Dr. Sarah Igoe expands Jaunt’s clinical expertise and provides a foundational physician point of view for Jaunt clients. Dr. Igoe will also be leading the growth of the Jaunt Healthcare Leader Network, the firm’s independent clinical advisory committee.
Jaunt is thrilled to welcome Dr. Sarah Igoe to its team as an Associate Consultant. Dr. Igoe brings a wealth of experience and specialized knowledge to the medical device space. She has worked on the buy side as a venture capital investor, which informs both a business- and customer-oriented perspective to diligence for up-and-coming MedTech companies. She is enthusiastic about helping Jaunt clients use scientific rigor and real-world practical research to discover paths to clinical and business success.
Q: Recap your background. What does your clinical experience bring to the Jaunt team?
Dr. Igoe: With a focus on psychiatry and behavioral science during my undergraduate education, I was compelled to enhance the scientific community’s understanding of brain pathologies through bench research after college. I worked with neuropsychiatrists at Harvard/Massachusetts General Hospital in investigating gender differences in emotional learning, as well as potential new PTSD treatments for the Department of Defense. After moving on to medical school, studying and rotating through each specialty in depth, I discovered my passion for surgery, specifically orthopedics.
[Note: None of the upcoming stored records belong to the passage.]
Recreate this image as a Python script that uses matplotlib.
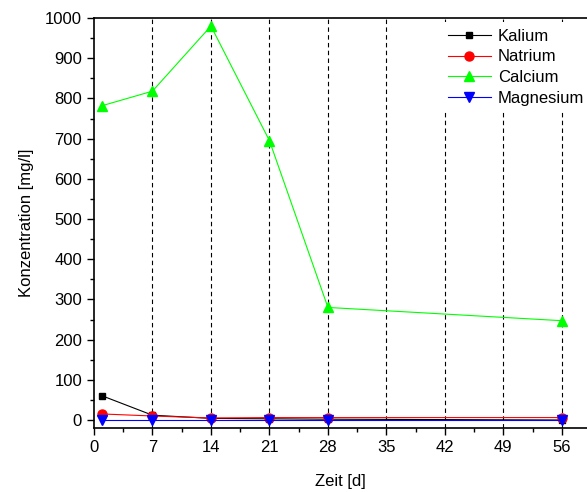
import matplotlib
matplotlib.use("Agg")
import matplotlib.pyplot as plt

plt.rcParams['font.family'] = ['Liberation Sans', 'DejaVu Sans']

days = [1, 7, 14, 21, 28, 56]
kalium = [60, 12, 4, 3, 2, 0]
natrium = [15, 10, 5, 6, 6, 6]
calcium = [782, 818, 980, 695, 280, 247]
magnesium = [0, 0, 0, 0, 0, 0]
x_ticks = [0, 7, 14, 21, 28, 35, 42, 49, 56]
y_ticks = list(range(0, 1001, 100))

fig = plt.figure(figsize=(5.87, 4.92), dpi=100)
ax = fig.add_axes([0.160, 0.130, 0.840, 0.8334])

fs = 12
for xv in x_ticks[1:]:
    ax.axvline(xv, color='black', linestyle=(0, (4, 3)), linewidth=0.8, zorder=0)

lw = 0.8
ax.plot(days, kalium, color='black', marker='s', markersize=5, linewidth=lw, label='Kalium', zorder=3)
ax.plot(days, natrium, color='#ff0000', marker='o', markersize=6.5, linewidth=lw, label='Natrium', zorder=3)
ax.plot(days, calcium, color='#00ff00', marker='^', markersize=7, linewidth=lw, label='Calcium', zorder=3)
ax.plot(days, magnesium, color='#0000ff', marker='v', markersize=7, linewidth=lw, label='Magnesium', zorder=3)

ax.set_xlim(0, 59)
ax.set_ylim(-20, 1000)
ax.set_xticks(x_ticks)
ax.set_xticks([3.5 + 7 * i for i in range(8)], minor=True)
ax.set_yticks(y_ticks)
ax.set_yticks([50 + 100 * i for i in range(10)], minor=True)
ax.tick_params(axis='both', which='major', direction='out', length=5, width=1, labelsize=fs)
ax.tick_params(axis='both', which='minor', direction='out', length=3, width=1)
ax.tick_params(axis='y', which='both', right=False)
ax.tick_params(axis='x', which='both', top=False)
ax.spines['right'].set_visible(False)
for s in ['left', 'bottom', 'top']:
    ax.spines[s].set_linewidth(1.2)

ax.set_xlabel('Zeit [d]', fontsize=fs, labelpad=14)
ax.set_ylabel('Konzentration [mg/l]', fontsize=fs, labelpad=8)

leg = ax.legend(loc='upper left', bbox_to_anchor=(441 / 587, (492 - 22) / 492),
                bbox_transform=fig.transFigure, frameon=True, fontsize=fs,
                handlelength=2.58, handletextpad=0.42, labelspacing=0.34,
                borderpad=0.4, borderaxespad=0, fancybox=False)
leg.get_frame().set_facecolor('white')
leg.get_frame().set_edgecolor('none')
leg.get_frame().set_alpha(1.0)

fig.savefig('out.png', dpi=100)
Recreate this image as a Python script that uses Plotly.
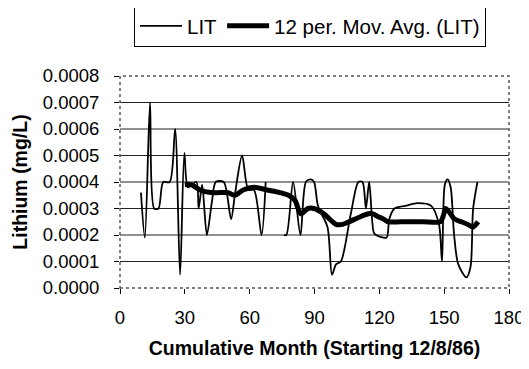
import plotly.graph_objects as go

# ---- data ----
lit_month = [9.7, 11.5, 13.9, 15.8, 17.8, 20.0, 23.0, 25.5, 27.8, 29.8, 31.5, 35.3, 36.4, 38.0, 40.2,
             42.6, 44.3, 48.0, 51.4, 53.3, 56.5, 59.4, 62.0, 65.5, 67.4, None,
             75.8, 77.0, 80.1, 83.5, 86.0, 88.2, 89.8, 91.6, 96.0, 98.1, 100.0, 102.2, 106.8,
             110.3, 112.2, 113.8, 115.3, 117.4, 118.5, 123.3, 124.6, 127.0, 132.0, 137.8, 144.0,
             147.6, 149.0, 150.3, 151.6, 153.0, 154.6, 156.5, 160.3, 162.2, 163.4, 165.4]
lit_value = [0.00036, 0.00019, 0.00070, 0.00030, 0.00030, 0.00040, 0.00040, 0.00060, 0.00005, 0.00051,
             0.00038, 0.00040, 0.00030, 0.00039, 0.00020,
             0.00033, 0.00040, 0.00040, 0.00026, 0.00036, 0.00050, 0.00037, 0.00037, 0.00020, 0.00040, None,
             0.00020, 0.00020, 0.00040, 0.00020, 0.00040, 0.00041, 0.00040, 0.00031, 0.00023, 0.00005,
             0.00009, 0.00010, 0.00028,
             0.00040, 0.00040, 0.00030, 0.00040, 0.00021, 0.00020, 0.00019, 0.00026, 0.00030, 0.00031,
             0.00032, 0.00031,
             0.00024, 0.00010, 0.00039, 0.00041, 0.00038, 0.00020, 0.00009, 0.00004, 0.00008, 0.00030, 0.00040]

ma_month = [30, 33, 37, 42, 46, 50, 53, 57, 62, 68, 74, 78, 81, 83.6, 87, 89.7, 94.3, 97, 100, 103,
            106, 111.5, 115, 117, 119.2, 122, 124, 130, 140, 148.3, 149.5, 150.7, 152, 154.8, 158,
            161, 163.3, 165.7]
ma_value = [0.00039, 0.00039, 0.00037, 0.00036, 0.00036, 0.00036, 0.00035, 0.00037, 0.00038, 0.00037,
            0.00036, 0.00035, 0.00033, 0.00028, 0.00030, 0.00030, 0.00028, 0.00026, 0.00024, 0.00024,
            0.00025, 0.00027, 0.00028, 0.00028, 0.00027, 0.00026, 0.00025, 0.00025, 0.00025, 0.00025,
            0.00027, 0.00030, 0.00029, 0.00026, 0.00025, 0.00024, 0.00023, 0.00025]

x_ticks = [0, 30, 60, 90, 120, 150, 180]
y_ticks = [0.0000, 0.0001, 0.0002, 0.0003, 0.0004, 0.0005, 0.0006, 0.0007, 0.0008]

FONT = "Liberation Sans, Arial, sans-serif"

fig = go.Figure()
fig.add_trace(go.Scatter(x=lit_month, y=lit_value, mode="lines", name="LIT",
                         line=dict(color="black", width=1.8, shape="spline", smoothing=0.8),
                         connectgaps=False))
fig.add_trace(go.Scatter(x=ma_month, y=ma_value, mode="lines", name="12 per. Mov. Avg. (LIT)",
                         line=dict(color="black", width=5, shape="spline", smoothing=0.8)))

shapes = []
for v in y_ticks[1:-1]:
    shapes.append(dict(type="line", xref="paper", yref="y", x0=0, x1=1, y0=v, y1=v,
                       line=dict(color="#222", width=1), layer="below"))
shapes.append(dict(type="rect", xref="paper", yref="paper", x0=0, x1=1, y0=0, y1=1,
                   line=dict(color="#555", width=1.5, dash="dot"), layer="above"))

# page has an 8px body margin, so the figure is sized/offset to compensate
fig.update_layout(
    width=521, height=361,
    margin=dict(l=112, r=20, t=68, b=81, autoexpand=False),
    paper_bgcolor="white", plot_bgcolor="white",
    font=dict(family=FONT, size=18, color="black"),
    showlegend=True,
    legend=dict(orientation="h", x=(310 - 120) / 389, xanchor="center", y=1.335, yanchor="top",
                bordercolor="black", borderwidth=1, bgcolor="white",
                font=dict(family=FONT, size=20.5), itemwidth=42, tracegroupgap=0),
    shapes=shapes,
    xaxis=dict(range=[0, 180], tickvals=x_ticks, ticktext=[str(t) for t in x_ticks],
               showgrid=False, zeroline=False, showline=False, automargin=False,
               ticks="outside", ticklen=5, tickcolor="black", ticklabelstandoff=8,
               title=dict(text="<b>Cumulative Month (Starting 12/8/86)</b>",
                          font=dict(family=FONT, size=19.5), standoff=14),
               tickfont=dict(family=FONT, size=18.5)),
    yaxis=dict(range=[0, 0.0008], tickvals=y_ticks, ticktext=[f"{t:.4f}" for t in y_ticks],
               showgrid=False, zeroline=False, showline=False, automargin=False,
               ticks="outside", ticklen=5, tickcolor="black", ticklabelstandoff=11,
               title=dict(text="<b>Lithium (mg/L)</b>", font=dict(family=FONT, size=19.5), standoff=9),
               tickfont=dict(family=FONT, size=18.5)),
)

fig.write_html("out.html")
I did my residency training in orthopedic surgery at Montefiore Hospital in the Bronx. Working with various technologies in the OR, interacting with patients, and navigating hospital bureaucracies all led to my pivot into the business side of medicine, where innovation and evolution begins. I focused on entrepreneurship and investing in healthcare at the MBA program at the Tuck School of Business at Dartmouth, and went on to work in corporate VC for a large hospital system in Seattle before relocating to Arizona for the exciting opportunity at Jaunt.
My clinical experience allows me to add an end-user perspective to the questions we answer for our clients, offering first-hand knowledge related to the nuances and considerations surrounding how physicians make decisions about their practice. My background lends itself to more rigorous scientific due diligence, which can be key for early stage MedTech companies with innovative technologies that are poised to be paired to the right clinical applications.
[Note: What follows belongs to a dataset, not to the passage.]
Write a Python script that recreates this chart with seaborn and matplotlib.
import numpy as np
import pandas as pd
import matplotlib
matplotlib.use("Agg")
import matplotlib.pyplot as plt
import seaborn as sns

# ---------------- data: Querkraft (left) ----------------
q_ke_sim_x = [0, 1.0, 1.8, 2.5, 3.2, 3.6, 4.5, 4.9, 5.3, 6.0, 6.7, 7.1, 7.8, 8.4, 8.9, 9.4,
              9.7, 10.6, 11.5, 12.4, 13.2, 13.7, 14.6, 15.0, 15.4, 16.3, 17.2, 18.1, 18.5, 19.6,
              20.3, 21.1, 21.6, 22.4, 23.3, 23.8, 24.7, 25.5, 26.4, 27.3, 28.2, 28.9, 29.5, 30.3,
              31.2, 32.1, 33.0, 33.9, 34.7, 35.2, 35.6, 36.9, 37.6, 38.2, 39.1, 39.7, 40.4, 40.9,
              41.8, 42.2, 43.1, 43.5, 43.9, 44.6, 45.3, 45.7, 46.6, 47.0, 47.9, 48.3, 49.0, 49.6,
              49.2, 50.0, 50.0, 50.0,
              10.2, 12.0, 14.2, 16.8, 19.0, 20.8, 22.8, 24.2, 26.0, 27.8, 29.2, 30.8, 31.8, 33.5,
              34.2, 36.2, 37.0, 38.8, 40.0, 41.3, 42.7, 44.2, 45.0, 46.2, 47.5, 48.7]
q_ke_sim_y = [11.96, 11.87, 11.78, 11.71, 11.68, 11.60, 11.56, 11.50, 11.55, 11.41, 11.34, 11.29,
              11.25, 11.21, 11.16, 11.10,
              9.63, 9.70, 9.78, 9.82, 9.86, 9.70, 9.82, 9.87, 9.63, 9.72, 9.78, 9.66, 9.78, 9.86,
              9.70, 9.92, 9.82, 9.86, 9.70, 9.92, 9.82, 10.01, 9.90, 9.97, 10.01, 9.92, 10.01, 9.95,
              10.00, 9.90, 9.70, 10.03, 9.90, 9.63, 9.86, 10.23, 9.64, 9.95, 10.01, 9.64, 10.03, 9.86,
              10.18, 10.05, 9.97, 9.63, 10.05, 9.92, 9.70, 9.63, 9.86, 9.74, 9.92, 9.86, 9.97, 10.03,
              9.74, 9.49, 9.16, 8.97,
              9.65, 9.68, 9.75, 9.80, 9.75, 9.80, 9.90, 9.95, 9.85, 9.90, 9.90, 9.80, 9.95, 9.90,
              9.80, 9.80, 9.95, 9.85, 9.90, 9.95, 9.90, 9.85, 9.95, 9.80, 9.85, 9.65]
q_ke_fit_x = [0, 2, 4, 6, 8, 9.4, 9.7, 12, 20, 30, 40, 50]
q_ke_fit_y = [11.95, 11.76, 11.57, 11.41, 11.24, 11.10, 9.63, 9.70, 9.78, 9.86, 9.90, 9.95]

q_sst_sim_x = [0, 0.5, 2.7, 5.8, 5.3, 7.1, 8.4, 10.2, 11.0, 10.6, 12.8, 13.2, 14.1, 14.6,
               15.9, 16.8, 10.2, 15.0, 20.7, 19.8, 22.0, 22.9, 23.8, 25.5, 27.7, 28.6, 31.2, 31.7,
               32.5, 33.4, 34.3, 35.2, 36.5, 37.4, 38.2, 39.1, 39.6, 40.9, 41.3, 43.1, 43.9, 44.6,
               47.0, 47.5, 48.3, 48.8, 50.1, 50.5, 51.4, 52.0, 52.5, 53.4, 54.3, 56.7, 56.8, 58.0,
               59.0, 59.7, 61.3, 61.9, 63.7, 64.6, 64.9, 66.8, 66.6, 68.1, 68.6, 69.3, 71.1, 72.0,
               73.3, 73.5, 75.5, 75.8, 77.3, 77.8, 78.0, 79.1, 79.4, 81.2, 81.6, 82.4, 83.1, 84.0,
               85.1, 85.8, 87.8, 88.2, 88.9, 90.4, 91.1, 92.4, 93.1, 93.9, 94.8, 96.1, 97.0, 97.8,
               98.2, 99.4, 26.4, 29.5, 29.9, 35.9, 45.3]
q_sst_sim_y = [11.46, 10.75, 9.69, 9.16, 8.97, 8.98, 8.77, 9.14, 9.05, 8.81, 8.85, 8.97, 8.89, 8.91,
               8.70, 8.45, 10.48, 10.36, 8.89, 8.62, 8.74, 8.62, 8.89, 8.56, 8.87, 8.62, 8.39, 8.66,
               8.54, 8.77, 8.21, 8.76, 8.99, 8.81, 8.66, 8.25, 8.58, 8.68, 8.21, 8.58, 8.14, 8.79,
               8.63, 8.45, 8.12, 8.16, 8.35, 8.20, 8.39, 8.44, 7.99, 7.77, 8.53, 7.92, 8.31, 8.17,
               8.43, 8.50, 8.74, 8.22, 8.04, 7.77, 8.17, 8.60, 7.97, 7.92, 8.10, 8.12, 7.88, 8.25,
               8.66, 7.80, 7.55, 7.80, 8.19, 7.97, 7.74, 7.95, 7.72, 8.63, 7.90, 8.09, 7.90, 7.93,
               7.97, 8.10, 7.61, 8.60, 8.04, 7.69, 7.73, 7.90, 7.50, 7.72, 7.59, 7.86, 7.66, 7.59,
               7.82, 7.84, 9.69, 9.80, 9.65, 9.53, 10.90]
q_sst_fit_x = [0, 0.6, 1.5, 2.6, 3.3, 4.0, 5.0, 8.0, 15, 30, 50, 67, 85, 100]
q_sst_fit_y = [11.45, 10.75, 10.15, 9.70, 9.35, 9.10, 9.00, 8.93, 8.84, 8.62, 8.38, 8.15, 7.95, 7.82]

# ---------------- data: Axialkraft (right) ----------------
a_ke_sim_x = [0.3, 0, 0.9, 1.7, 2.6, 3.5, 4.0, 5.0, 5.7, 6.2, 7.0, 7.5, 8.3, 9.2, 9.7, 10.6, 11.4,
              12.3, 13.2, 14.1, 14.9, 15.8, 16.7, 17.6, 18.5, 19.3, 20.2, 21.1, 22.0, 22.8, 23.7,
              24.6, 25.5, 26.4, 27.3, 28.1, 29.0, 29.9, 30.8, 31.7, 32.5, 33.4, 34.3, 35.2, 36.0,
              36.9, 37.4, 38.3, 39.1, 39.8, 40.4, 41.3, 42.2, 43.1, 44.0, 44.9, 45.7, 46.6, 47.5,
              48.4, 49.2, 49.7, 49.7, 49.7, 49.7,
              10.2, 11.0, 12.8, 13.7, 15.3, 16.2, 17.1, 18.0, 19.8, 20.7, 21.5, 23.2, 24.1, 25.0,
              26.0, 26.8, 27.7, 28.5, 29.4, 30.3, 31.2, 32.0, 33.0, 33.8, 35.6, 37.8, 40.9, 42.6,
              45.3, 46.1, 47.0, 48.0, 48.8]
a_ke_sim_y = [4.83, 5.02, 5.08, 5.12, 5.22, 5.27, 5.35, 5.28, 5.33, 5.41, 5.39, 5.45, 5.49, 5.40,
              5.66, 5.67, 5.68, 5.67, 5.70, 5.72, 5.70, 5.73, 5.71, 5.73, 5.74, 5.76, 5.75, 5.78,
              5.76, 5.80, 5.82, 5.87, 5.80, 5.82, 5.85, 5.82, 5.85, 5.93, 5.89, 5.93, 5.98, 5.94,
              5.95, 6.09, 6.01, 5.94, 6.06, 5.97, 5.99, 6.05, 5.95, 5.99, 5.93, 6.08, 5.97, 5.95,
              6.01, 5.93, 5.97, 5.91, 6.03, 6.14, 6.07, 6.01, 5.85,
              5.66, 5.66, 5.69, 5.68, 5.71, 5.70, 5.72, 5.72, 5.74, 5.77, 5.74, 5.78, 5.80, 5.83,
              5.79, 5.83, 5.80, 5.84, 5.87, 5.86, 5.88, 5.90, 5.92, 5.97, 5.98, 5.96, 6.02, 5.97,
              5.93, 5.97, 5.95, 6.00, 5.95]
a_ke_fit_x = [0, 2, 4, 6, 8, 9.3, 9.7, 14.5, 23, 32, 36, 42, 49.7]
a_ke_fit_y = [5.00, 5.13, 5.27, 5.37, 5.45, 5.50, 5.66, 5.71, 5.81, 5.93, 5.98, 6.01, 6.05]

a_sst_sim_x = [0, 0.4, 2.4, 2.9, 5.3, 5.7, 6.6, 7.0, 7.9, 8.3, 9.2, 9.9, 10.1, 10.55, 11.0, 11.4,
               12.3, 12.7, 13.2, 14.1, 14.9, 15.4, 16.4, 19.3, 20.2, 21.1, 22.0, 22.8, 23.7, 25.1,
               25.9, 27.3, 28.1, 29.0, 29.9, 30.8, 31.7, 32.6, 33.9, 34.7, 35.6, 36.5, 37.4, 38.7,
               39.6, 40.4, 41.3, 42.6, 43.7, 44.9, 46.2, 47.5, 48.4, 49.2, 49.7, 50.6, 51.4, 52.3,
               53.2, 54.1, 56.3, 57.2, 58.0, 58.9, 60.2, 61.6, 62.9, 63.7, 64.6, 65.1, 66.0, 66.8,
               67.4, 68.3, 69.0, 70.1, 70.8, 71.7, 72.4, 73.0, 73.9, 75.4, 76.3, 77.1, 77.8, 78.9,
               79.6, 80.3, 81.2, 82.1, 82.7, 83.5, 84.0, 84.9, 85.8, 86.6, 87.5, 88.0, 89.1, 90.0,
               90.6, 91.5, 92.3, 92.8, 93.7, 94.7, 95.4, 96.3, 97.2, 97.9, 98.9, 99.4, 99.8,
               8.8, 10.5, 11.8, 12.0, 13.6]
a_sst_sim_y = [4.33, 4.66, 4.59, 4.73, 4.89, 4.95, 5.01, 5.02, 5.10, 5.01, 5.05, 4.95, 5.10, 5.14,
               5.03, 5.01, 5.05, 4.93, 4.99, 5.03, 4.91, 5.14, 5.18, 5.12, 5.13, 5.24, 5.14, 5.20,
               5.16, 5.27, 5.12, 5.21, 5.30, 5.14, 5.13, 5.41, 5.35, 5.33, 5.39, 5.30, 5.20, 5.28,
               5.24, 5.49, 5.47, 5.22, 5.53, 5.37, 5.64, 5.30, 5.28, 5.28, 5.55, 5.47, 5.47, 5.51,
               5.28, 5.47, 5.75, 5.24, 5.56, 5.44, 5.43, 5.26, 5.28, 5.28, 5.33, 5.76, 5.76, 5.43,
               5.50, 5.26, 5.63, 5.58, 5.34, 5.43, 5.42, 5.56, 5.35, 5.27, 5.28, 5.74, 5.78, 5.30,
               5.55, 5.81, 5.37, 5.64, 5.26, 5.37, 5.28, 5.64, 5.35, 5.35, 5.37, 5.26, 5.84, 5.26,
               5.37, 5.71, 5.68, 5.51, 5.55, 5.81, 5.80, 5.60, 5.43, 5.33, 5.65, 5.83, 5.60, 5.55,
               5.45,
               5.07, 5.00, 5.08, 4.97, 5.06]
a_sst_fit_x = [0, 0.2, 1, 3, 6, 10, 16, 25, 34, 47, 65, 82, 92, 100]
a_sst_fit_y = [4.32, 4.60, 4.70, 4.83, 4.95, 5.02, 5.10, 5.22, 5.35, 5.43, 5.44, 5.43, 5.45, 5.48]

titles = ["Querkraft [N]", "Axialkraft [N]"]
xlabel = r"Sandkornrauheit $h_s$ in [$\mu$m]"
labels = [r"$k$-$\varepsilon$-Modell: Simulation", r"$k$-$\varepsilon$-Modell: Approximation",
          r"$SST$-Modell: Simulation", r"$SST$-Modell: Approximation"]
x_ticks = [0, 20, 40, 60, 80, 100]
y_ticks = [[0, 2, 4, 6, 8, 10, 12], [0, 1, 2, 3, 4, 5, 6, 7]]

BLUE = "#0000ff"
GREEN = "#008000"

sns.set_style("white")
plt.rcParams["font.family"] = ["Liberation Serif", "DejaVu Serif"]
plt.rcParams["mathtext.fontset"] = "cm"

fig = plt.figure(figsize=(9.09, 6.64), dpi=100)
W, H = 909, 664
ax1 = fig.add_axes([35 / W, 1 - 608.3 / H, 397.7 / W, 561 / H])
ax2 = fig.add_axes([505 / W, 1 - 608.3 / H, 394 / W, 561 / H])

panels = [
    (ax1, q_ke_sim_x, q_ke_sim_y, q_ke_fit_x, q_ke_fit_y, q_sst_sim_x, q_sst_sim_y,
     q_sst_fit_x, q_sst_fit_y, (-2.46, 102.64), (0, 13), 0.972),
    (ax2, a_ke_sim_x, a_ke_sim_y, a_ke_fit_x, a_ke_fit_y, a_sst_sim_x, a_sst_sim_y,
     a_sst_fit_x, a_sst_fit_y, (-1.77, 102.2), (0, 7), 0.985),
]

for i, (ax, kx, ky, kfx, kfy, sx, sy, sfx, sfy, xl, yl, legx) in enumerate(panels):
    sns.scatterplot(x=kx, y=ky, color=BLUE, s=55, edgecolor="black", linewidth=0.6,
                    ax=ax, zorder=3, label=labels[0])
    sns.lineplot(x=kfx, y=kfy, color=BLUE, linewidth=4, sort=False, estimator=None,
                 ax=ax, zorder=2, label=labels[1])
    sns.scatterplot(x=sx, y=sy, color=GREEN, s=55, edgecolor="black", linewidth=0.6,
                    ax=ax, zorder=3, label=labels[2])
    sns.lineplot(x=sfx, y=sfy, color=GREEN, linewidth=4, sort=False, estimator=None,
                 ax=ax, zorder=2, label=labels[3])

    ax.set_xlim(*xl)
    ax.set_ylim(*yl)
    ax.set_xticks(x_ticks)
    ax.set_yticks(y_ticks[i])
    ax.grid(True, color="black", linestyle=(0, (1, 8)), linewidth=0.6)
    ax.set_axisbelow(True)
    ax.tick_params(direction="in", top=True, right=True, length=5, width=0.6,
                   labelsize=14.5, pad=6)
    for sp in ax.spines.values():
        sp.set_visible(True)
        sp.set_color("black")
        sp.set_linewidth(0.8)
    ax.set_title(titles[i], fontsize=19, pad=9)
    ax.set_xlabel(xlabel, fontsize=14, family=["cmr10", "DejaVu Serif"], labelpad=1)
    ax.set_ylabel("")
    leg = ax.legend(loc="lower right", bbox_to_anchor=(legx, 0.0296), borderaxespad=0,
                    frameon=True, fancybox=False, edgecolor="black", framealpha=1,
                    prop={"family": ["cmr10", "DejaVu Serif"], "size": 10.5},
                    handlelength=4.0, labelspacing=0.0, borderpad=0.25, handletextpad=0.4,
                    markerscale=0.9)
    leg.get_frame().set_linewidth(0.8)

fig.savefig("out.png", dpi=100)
Q: You spent time in venture capital. What is the biggest takeaway that you were able to glean that is of value to MedTech executives and entrepreneurs?
Dr. Igoe: The quality and success of a startup’s products or technologies is only a fraction of a VC’s decision to invest in a company. The two main considerations that MedTech executives and entrepreneurs often overlook are the quality of the initial proposal and finding a VC that is the right fit. A clear, concise pitch deck, reliable and easy-to-verify source material, and realistic financial projections can elevate a company with an underdeveloped product. Conversely, too many typos or outlandish revenue predictions can cause a VC to pass on a company, even if it has promising technology.
When it comes to investor-company fit, I encourage founders to do extensive research on the VC’s they seek to engage with – look at their prior deals and see if the check size, investment series, and stage in commercialization roughly match what you are proposing. Asking for too much or too little money or engaging too early or too late in your company’s growth can eliminate a company from consideration before it begins. Find the right investors with the right strategies, then create an impressive presentation to clearly demonstrate and communicate your value.
Q: What are you most passionate about when it comes to medical technology?
Dr. Igoe: Finding the right clinical application for the right technologies! Working at the interface of business and medicine has shown me where disparate incentives can lead to early communication breakdowns between the scientists and engineers who develop the technologies and the investors and executives who sell them.
Particularly in orthopedics, which usually brings in the most – if not among the most – money for hospital systems, I saw countless new technologies being sold to surgeons who had no real need for them. All too often an attempt to shoehorn a product into an inappropriate market leads to improbably large initial promises and companies that flame out early. It is far better – both clinically and financially – to offer something valuable and impactful for a rare or orphan disease than to offer something unnecessary for a common one.
Q: What are you most excited to accomplish with Jaunt?
Dr. Igoe: I love interfacing with entrepreneurs and helping them flesh out the scientific considerations and potential applications of their technologies. I also plan to expand our broad network of physicians like me who can offer in-depth insights and invaluable opinions for our clients and our research. My job is to enrich the group and provide doctors with a place to collaborate with one another while they contribute to innovation in their fields. Our network also has the potential to benefit them personally in their own practices.
As we continue to work with clients on preparing for fundraising, I will be expanding our network of investors as well. Jaunt is a trusted, informed, and well-connected resource for both founders and VC’s, so my goal is to expand that foundation to match the right investment firms with the right startups.